Task requirements
Leave out the pictures and repeat the data exactly.

Raw data

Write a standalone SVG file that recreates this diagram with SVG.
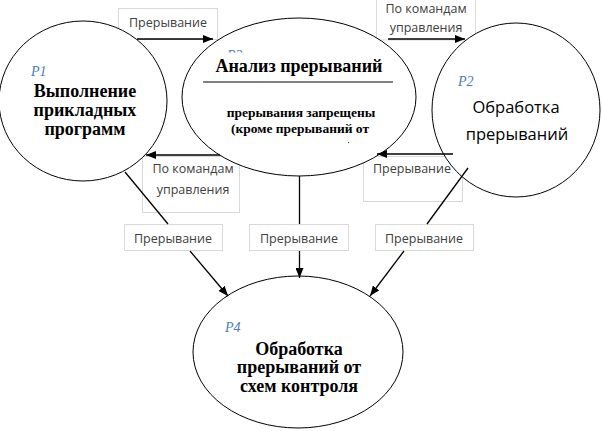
<svg xmlns="http://www.w3.org/2000/svg" width="602" height="431" viewBox="0 0 602 431">
<defs>
<style>
.box{fill:#fff;stroke:#d9d9d9;stroke-width:1}
.node{fill:#fff;stroke:#000;stroke-width:1}
.lbl{font-family:"Open Sans","Noto Sans",sans-serif;font-size:12.5px;fill:#404040;text-anchor:middle}
.ser{font-family:"Liberation Serif","Times New Roman",serif;font-weight:bold;fill:#000;text-anchor:middle}
.pid{font-family:"Liberation Serif",serif;font-style:italic;font-size:14px;fill:#4a7ebb}
.con{stroke:#000;stroke-width:1.3;fill:none}
</style>
<marker id="ah" markerUnits="userSpaceOnUse" markerWidth="10" markerHeight="8" refX="10" refY="4" orient="auto">
<path d="M0,0 L10,4 L0,8 z" fill="#000"/>
</marker>
<clipPath id="p3clip"><rect x="220" y="48" width="30" height="4.5"/></clipPath>
</defs>
<rect width="602" height="431" fill="#fff"/>

<g id="labels">
<g id="lbl-top-left"><rect class="box" x="118.5" y="8.5" width="99" height="31"/><text class="lbl" x="168" y="27">Прерывание</text></g>
<g id="lbl-top-right"><rect class="box" x="376.5" y="-1" width="99" height="41"/><text class="lbl" x="426" y="13">По командам</text><text class="lbl" x="426" y="32">управления</text></g>
<g id="lbl-mid-left"><rect class="box" x="142.5" y="156.5" width="97" height="56"/><text class="lbl" x="193" y="173">По командам</text><text class="lbl" x="193" y="194">управления</text></g>
<g id="lbl-mid-right"><rect class="box" x="363.5" y="156.5" width="99" height="45"/><text class="lbl" x="412" y="173">Прерывание</text></g>
<g id="lbl-bot-1"><rect class="box" x="124.5" y="224.5" width="98" height="26"/><text class="lbl" x="173" y="243">Прерывание</text></g>
<g id="lbl-bot-2"><rect class="box" x="249.5" y="224.5" width="99" height="26"/><text class="lbl" x="299" y="243">Прерывание</text></g>
<g id="lbl-bot-3"><rect class="box" x="375.5" y="224.5" width="98" height="26"/><text class="lbl" x="424" y="243">Прерывание</text></g>
</g>

<g id="P1">
<ellipse class="node" cx="83" cy="101" rx="84" ry="80"/>
<text class="pid" x="31" y="76">P1</text>
<text class="ser" font-size="18" x="85" y="97">Выполнение</text>
<text class="ser" font-size="18" x="85" y="116">прикладных</text>
<text class="ser" font-size="18" x="85" y="135">программ</text>
</g>

<g id="P3">
<ellipse class="node" cx="299" cy="97" rx="117" ry="79"/>
<text class="pid" x="227" y="60" clip-path="url(#p3clip)">P3</text>
<text class="ser" font-size="18" x="299" y="72">Анализ прерываний</text>
<line x1="203" y1="82" x2="393" y2="82" stroke="#808080" stroke-width="2"/>
<text class="ser" font-size="13.5" x="301" y="117">прерывания запрещены</text>
<text class="ser" font-size="13.5" x="300" y="133">(кроме прерываний от</text>
<circle cx="348.5" cy="142.5" r="0.7" fill="#555"/>
</g>

<g id="P2">
<ellipse class="node" cx="516" cy="110" rx="84" ry="87"/>
<text class="pid" x="458" y="86">P2</text>
<text font-family="Open Sans, Noto Sans, sans-serif" font-size="16.5" font-weight="500" fill="#000" text-anchor="middle" x="516" y="113">Обработка</text>
<text font-family="Open Sans, Noto Sans, sans-serif" font-size="16.5" font-weight="500" fill="#000" text-anchor="middle" x="517" y="140">прерываний</text>
</g>

<g id="P4">
<ellipse class="node" cx="298" cy="352" rx="105" ry="76"/>
<text class="pid" x="225" y="332">P4</text>
<text class="ser" font-size="18" x="299" y="355">Обработка</text>
<text class="ser" font-size="18" x="299" y="373">прерываний от</text>
<text class="ser" font-size="18" x="299" y="392">схем контроля</text>
</g>

<g id="connectors">
<line class="con" x1="137" y1="39" x2="213" y2="39" marker-end="url(#ah)"/>
<line class="con" x1="388" y1="39" x2="465" y2="39" marker-end="url(#ah)"/>
<line class="con" x1="220" y1="155" x2="146" y2="155" marker-end="url(#ah)"/>
<line class="con" x1="453" y1="154" x2="377" y2="154" marker-end="url(#ah)"/>
<line class="con" x1="125" y1="172" x2="168" y2="224"/>
<line class="con" x1="190" y1="251" x2="228" y2="296" marker-end="url(#ah)"/>
<line class="con" x1="299.5" y1="176" x2="299.5" y2="224"/>
<line class="con" x1="299.5" y1="251" x2="299.5" y2="278" marker-end="url(#ah)"/>
<line class="con" x1="468" y1="168" x2="427" y2="224"/>
<line class="con" x1="404" y1="251" x2="370" y2="296" marker-end="url(#ah)"/>
</g>
</svg>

Correct result
Write a standalone SVG file that recreates this diagram with SVG.
<svg xmlns="http://www.w3.org/2000/svg" width="602" height="431" viewBox="0 0 602 431">
<defs>
<style>
.box{fill:#fff;stroke:#d9d9d9;stroke-width:1}
.node{fill:#fff;stroke:#000;stroke-width:1}
.lbl{font-family:"Open Sans","Noto Sans",sans-serif;font-size:12.5px;fill:#404040;text-anchor:middle}
.ser{font-family:"Liberation Serif","Times New Roman",serif;font-weight:bold;fill:#000;text-anchor:middle}
.pid{font-family:"Liberation Serif",serif;font-style:italic;font-size:14px;fill:#4a7ebb}
.con{stroke:#000;stroke-width:1.3;fill:none}
</style>
<marker id="ah" markerUnits="userSpaceOnUse" markerWidth="10" markerHeight="8" refX="10" refY="4" orient="auto">
<path d="M0,0 L10,4 L0,8 z" fill="#000"/>
</marker>
<clipPath id="p3clip"><rect x="220" y="48" width="30" height="4.5"/></clipPath>
</defs>
<rect width="602" height="431" fill="#fff"/>

<g id="labels">
<g id="lbl-top-left"><rect class="box" x="118.5" y="8.5" width="99" height="31"/><text class="lbl" x="168" y="27">Прерывание</text></g>
<g id="lbl-top-right"><rect class="box" x="376.5" y="-1" width="99" height="41"/><text class="lbl" x="426" y="13">По командам</text><text class="lbl" x="426" y="32">управления</text></g>
<g id="lbl-mid-left"><rect class="box" x="142.5" y="156.5" width="97" height="56"/><text class="lbl" x="193" y="173">По командам</text><text class="lbl" x="193" y="194">управления</text></g>
<g id="lbl-mid-right"><rect class="box" x="363.5" y="156.5" width="99" height="45"/><text class="lbl" x="412" y="173">Прерывание</text></g>
<g id="lbl-bot-1"><rect class="box" x="124.5" y="224.5" width="98" height="26"/><text class="lbl" x="173" y="243">Прерывание</text></g>
<g id="lbl-bot-2"><rect class="box" x="249.5" y="224.5" width="99" height="26"/><text class="lbl" x="299" y="243">Прерывание</text></g>
<g id="lbl-bot-3"><rect class="box" x="375.5" y="224.5" width="98" height="26"/><text class="lbl" x="424" y="243">Прерывание</text></g>
</g>

<g id="P1">
<ellipse class="node" cx="83" cy="101" rx="84" ry="80"/>
<text class="pid" x="31" y="76">P1</text>
<text class="ser" font-size="18" x="85" y="97">Выполнение</text>
<text class="ser" font-size="18" x="85" y="116">прикладных</text>
<text class="ser" font-size="18" x="85" y="135">программ</text>
</g>

<g id="P3">
<ellipse class="node" cx="299" cy="97" rx="117" ry="79"/>
<text class="pid" x="227" y="60" clip-path="url(#p3clip)">P3</text>
<text class="ser" font-size="18" x="299" y="72">Анализ прерываний</text>
<line x1="203" y1="82" x2="393" y2="82" stroke="#808080" stroke-width="2"/>
<text class="ser" font-size="13.5" x="301" y="117">прерывания запрещены</text>
<text class="ser" font-size="13.5" x="300" y="133">(кроме прерываний от</text>
<circle cx="348.5" cy="142.5" r="0.7" fill="#555"/>
</g>

<g id="P2">
<ellipse class="node" cx="516" cy="110" rx="84" ry="87"/>
<text class="pid" x="458" y="86">P2</text>
<text font-family="Open Sans, Noto Sans, sans-serif" font-size="16.5" font-weight="500" fill="#000" text-anchor="middle" x="516" y="113">Обработка</text>
<text font-family="Open Sans, Noto Sans, sans-serif" font-size="16.5" font-weight="500" fill="#000" text-anchor="middle" x="517" y="140">прерываний</text>
</g>

<g id="P4">
<ellipse class="node" cx="298" cy="352" rx="105" ry="76"/>
<text class="pid" x="225" y="332">P4</text>
<text class="ser" font-size="18" x="299" y="355">Обработка</text>
<text class="ser" font-size="18" x="299" y="373">прерываний от</text>
<text class="ser" font-size="18" x="299" y="392">схем контроля</text>
</g>

<g id="connectors">
<line class="con" x1="137" y1="39" x2="213" y2="39" marker-end="url(#ah)"/>
<line class="con" x1="388" y1="39" x2="465" y2="39" marker-end="url(#ah)"/>
<line class="con" x1="220" y1="155" x2="146" y2="155" marker-end="url(#ah)"/>
<line class="con" x1="453" y1="154" x2="377" y2="154" marker-end="url(#ah)"/>
<line class="con" x1="125" y1="172" x2="168" y2="224"/>
<line class="con" x1="190" y1="251" x2="228" y2="296" marker-end="url(#ah)"/>
<line class="con" x1="299.5" y1="176" x2="299.5" y2="224"/>
<line class="con" x1="299.5" y1="251" x2="299.5" y2="278" marker-end="url(#ah)"/>
<line class="con" x1="468" y1="168" x2="427" y2="224"/>
<line class="con" x1="404" y1="251" x2="370" y2="296" marker-end="url(#ah)"/>
</g>
</svg>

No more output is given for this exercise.